I think many of us are familiar with the data — 33 percent of U.S. citizens who were born or later became Catholic no longer consider themselves to be Catholic (Pew Research Center, June 13, 2008). This represents 10 percent of the U.S. population or 3.12 million people — one of the largest "religious groups" in the country (US News and World Report, Dec. 30, 2011).
There is no doubt a number of factors responsible for those who have left Catholicism. Among them are the lingering sex abuse scandal and the Church's resistance to significant socio-cultural trends in this country. One other factor that seems to be contributing to this Catholic out-flux is a failure within our parishes to accurately teach and reflect the authentic truth of Christianity.
Recently, a Christian researcher coined the phrase Moralistic Therapeutic Deism as a way of describing this inauthentic, "niced-down" form of Christianity (Christian Smith, National Study of Youth and Religion, 2010). According to an article on wikipedia.com, MTD is defined by a combination of several moral statutes not exclusive to any of the major world religions. They are:
A god exists who created and ordered the world and watches over human life on earth.
God wants people to be good, nice and fair to each other, as taught in the Bible and by most world religions.
The central goal of life is to be happy and to feel good about oneself.
God does not need to be particularly involved in one's life except when God is needed to resolve a problem.
Good people go to heaven when they die.
The principles of MTD don't seem to be patently immoral. They even seem to be a decent alternative to someone who might otherwise be an atheist or agnostic. However, they fall woefully short of the standard for anyone professing Catholic Christianity. Specifically, MTD fails to define the identity we have as human beings in relationship with God. According to MTD, we bear no responsibility for what we do with our lives and the only accountability is the reward of heaven if we are "good." MTD's central goal, "to be happy and feel good about oneself," while sounding innocuous, is deeply disoriented.
Our Catholic teachings and traditions give us a solution to MTD and its effects. If our faith communities, including our families and parishes, will focus their efforts on developing authentic disciples of Christ and good stewards, we can nullify MTD and begin to restore our Catholic identity. We can start by teaching and encouraging everyone in our parishes to see themselves as stewards of God.
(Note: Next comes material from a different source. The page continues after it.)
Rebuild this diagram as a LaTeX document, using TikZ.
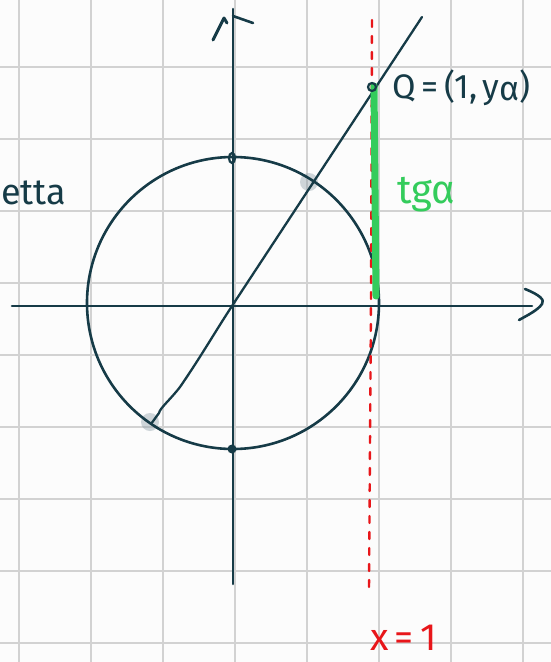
\documentclass[tikz,border=0pt]{standalone}
\usepackage{fontspec}
\setmainfont{Fira Sans}
\definecolor{ink}{HTML}{163B47}
\definecolor{gridc}{HTML}{D2D2D2}
\definecolor{bg}{HTML}{FCFCFC}
\definecolor{grn}{HTML}{34CC5C}
\definecolor{redc}{HTML}{E8161A}
\definecolor{blobc}{HTML}{8A9CA6}
\begin{document}
\begin{tikzpicture}[x=1pt,y=-1pt,
  gridline/.style={gridc,line width=2.2pt},
  inkline/.style={ink,line width=2.6pt,line cap=round,line join=round},
  blob/.style={fill=blobc,fill opacity=0.4},
  lbl/.style={inner sep=0pt}]
\fill[bg] (0,0) rectangle (551,662);
\useasboundingbox (0,0) rectangle (551,662);
% grid
\foreach \gx in {19,91,163,235,307,379,451,523}
  \draw[gridline] (\gx,0) -- (\gx,662);
\foreach \gy in {67,139,211,283,355,427,499,571,643}
  \draw[gridline] (0,\gy) -- (551,\gy);
% key points
\coordinate (O) at (232,306);
\coordinate (C) at (233,303);
\coordinate (Q) at (372,87);
\coordinate (Pp) at (151,424);
\coordinate (Lend) at (422,17);
\coordinate (Ytop) at (233,9);
\coordinate (Ybot) at (233,584);
\coordinate (Xl) at (12,306);
\coordinate (Xr) at (532,306);
\coordinate (Rtop) at (372,20);
\coordinate (Rbot) at (369,590);
\coordinate (Gtop) at (374,86);
\coordinate (Gbot) at (376,296);
% blobs
\fill[blob] (309,182) circle (9);
\fill[blob] (150,422) circle (9);
% circle
\draw[inkline] (C) circle (146);
% axes
\draw[inkline] (Xl) -- (Xr);
\draw[inkline] (525,289) .. controls (540,295) and (545,300) .. (542,304)
  .. controls (538,310) and (528,315) .. (519,320);
\draw[inkline] (Ybot) -- (Ytop);
\draw[inkline,line width=3pt] (213,40) -- (224,18) -- (227,23);
\draw[inkline] (233,16) -- (253,23);
% red dashed line x=1
\draw[redc,line width=2.4pt,dash pattern=on 7pt off 9pt,line cap=round] (Rtop) -- (371,300) -- (Rbot);
% line through origin
\draw[inkline,line width=2.3pt] (Lend) -- (O) .. controls (215,332) and (200,358) .. (180,387)
  .. controls (170,400) and (160,408) .. (159,413) -- (Pp);
% green segment
\draw[grn,line width=7pt,line cap=round] (Gtop) -- (375,190) -- (Gbot);
% markers
\draw[ink,line width=2.2pt] (Q) circle (4);
\draw[ink,line width=2.2pt] (232,158) ellipse (3 and 5);
\fill[ink] (232,449) circle (4.5);
% labels
\node[lbl,ink,anchor=base west,font=\fontsize{34}{36}\selectfont] (qlab) at (392,98) {Q\,=\,(1,\,y\raisebox{-2pt}{α})};
\node[lbl,grn,anchor=base west,font=\fontsize{40}{42}\selectfont] (tglab) at (397,203) {tgα};
\node[lbl,ink,anchor=base west,font=\fontsize{36}{38}\selectfont] (retta) at (1,204) {etta};
\node[lbl,redc,anchor=base west,font=\fontsize{38}{40}\selectfont] (xlab) at (370,650) {x\,=\,1};
\end{tikzpicture}
\end{document}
The drive to be disciples of Christ and stewards of God is something to which we must constantly rededicate ourselves. The culture around us is not always supportive — but this has been the case throughout the history of Christianity.
This may not make us as popular as MTD might, but if the faith that we profess is inauthentic, does it matter how popular it is? If we are not challenging people to live as disciples of Christ and good Christian stewards, can we even say we are building the kingdom?
I don't think people turn away from Catholicism because our truth is too difficult. They turn away because we fail to proclaim the truth of the Gospel of Jesus Christ in word and deed. We owe it to ourselves to be authentic Roman Catholic Christians, and we owe it to the world to live lives that give testimony to the light of Christ's love. Amen.